The 32 UK stores refurbished to date continue to outperform the core estate and further refinements are being made to the new format ahead of a roll-out.
"We are encouraged to see the UK floor coverings business return to like-for-like sales growth and are cautiously optimistic that this trend will continue in to the new financial year," said Lord Harris of Peckham, the Chairman and Chief Executive of Carpetright.
Following the launch of the revised beds range in early 2012, bed sales grew marginally year on year in the fourth quarter with an improved margin of more than seven percentage points, but sales were less than management had expected.
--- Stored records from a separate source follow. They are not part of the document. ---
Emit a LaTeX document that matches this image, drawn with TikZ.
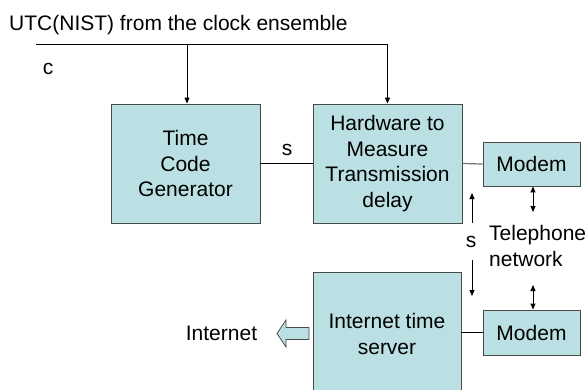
\documentclass[tikz,border=0pt]{standalone}
\usepackage{fontspec}
\setmainfont{Liberation Sans}
\usetikzlibrary{arrows.meta}
\definecolor{boxfill}{HTML}{BBE0E3}
\definecolor{boxedge}{HTML}{4A4A4A}
\tikzset{
  blk/.style={draw=boxedge, line width=0.9pt, fill=boxfill, align=center,
    inner sep=0pt, font=\fontsize{21}{25.5}\selectfont},
  lbl/.style={inner sep=0pt, font=\fontsize{21}{25.5}\selectfont},
  wire/.style={draw=black, line width=0.9pt},
  sig/.style={wire, -{Triangle[length=6pt,width=5pt]}},
  both/.style={wire, {Triangle[length=6pt,width=5pt]}-{Triangle[length=6pt,width=5pt]}}
}
\begin{document}
\begin{tikzpicture}[x=1pt, y=-1pt]
\useasboundingbox (0,0) rectangle (587,389);

% title and clock feed
\node[lbl, anchor=base west] (title) at (9,30) {UTC(NIST) from the clock ensemble};
\node[lbl] (c) at (48,69) {c};
\coordinate (feedL) at (36,44);
\coordinate (feedA) at (187,44);
\coordinate (feedB) at (387.5,44);

% blocks
\node[blk, minimum width=149pt, minimum height=119pt] (tcg) at (185.5,163.5) {Time\\Code\\Generator};
\node[blk, minimum width=149pt, minimum height=119pt] (hw) at (387.5,163.5) {Hardware to\\Measure\\Transmission\\delay};
\node[blk, minimum width=97pt, minimum height=44pt] (modemA) at (531.5,164) {Modem};
\node[blk, minimum width=148pt, minimum height=124pt] (srv) at (387,334) {Internet time\\server};
\node[blk, minimum width=97pt, minimum height=45pt] (modemB) at (531.5,332.5) {Modem};

% clock distribution
\draw[wire] (feedL) -- (feedB);
\draw[sig] (feedA) -- (tcg.north -| feedA);
\draw[sig] (feedB) -- (hw.north);

% links between blocks
\draw[wire] (tcg.east) -- (hw.west);
\node[lbl] (s1) at (287,150) {s};
\draw[draw=black!55, line width=1.2pt] (hw.east) -- (modemA.west);
\draw[wire] (srv.east |- modemB.west) -- (modemB.west);

% telephone network
\coordinate (upA) at (472,223);
\coordinate (upB) at (472,193);
\coordinate (dnA) at (472,260);
\coordinate (dnB) at (472,296);
\draw[sig] (upA) -- (upB);
\draw[sig] (dnA) -- (dnB);
\node[lbl] (s2) at (471,242) {s};
\node[lbl, anchor=west, align=left] (tel) at (489,246) {Telephone\\network};
\coordinate (tA) at (533,212);
\coordinate (tB) at (533,285);
\draw[both] (modemA.south -| tA) -- (tA);
\draw[both] (tB) -- (modemB.north -| tB);

% internet output
\draw[draw=boxedge, line width=0.8pt, fill=boxfill]
  (309,327.5) -- (286,327.5) -- (286,320) -- (277,333.5) -- (286,347) -- (286,339.5) -- (309,339.5) -- cycle;
\node[lbl] (inet) at (221.5,333) {Internet};
\end{tikzpicture}
\end{document}
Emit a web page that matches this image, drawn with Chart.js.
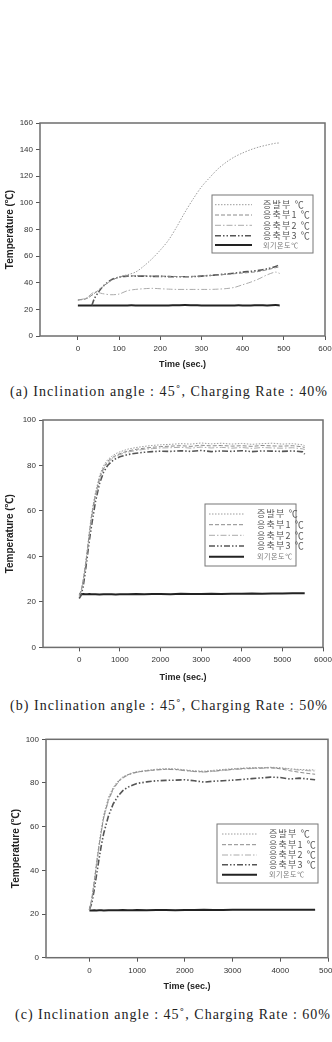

The miserable performance of the European stores has been exacerbated by unfavourable foreign exchange movements. In sterling terms, sales in Europe in the 11 weeks to April 14th were down 8.0% year-on-year (-1.1% over 50 weeks), while in local currency were down 4.7% (-2.7%). LFL sales in local currency were down 4.4% over the 11 week period and down 2.1% over the 50 week period.
Footfall in the stores in the Netherlands and Belgium fell as weakening consumer confidence took its toll, but the business in the Republic of Ireland continues to bounce back.
As a result of actions taken in the UK, the second half (November - April, inclusive) gross margin is expected to be around 2.2 percentage points below that achieved in the same period of the prior year, and the full year cost reduction is now expected to be £7m, both elements being an improvement on previous guidance.
The group's year end net debt will be below £45m (2011: £65.7m) as expected.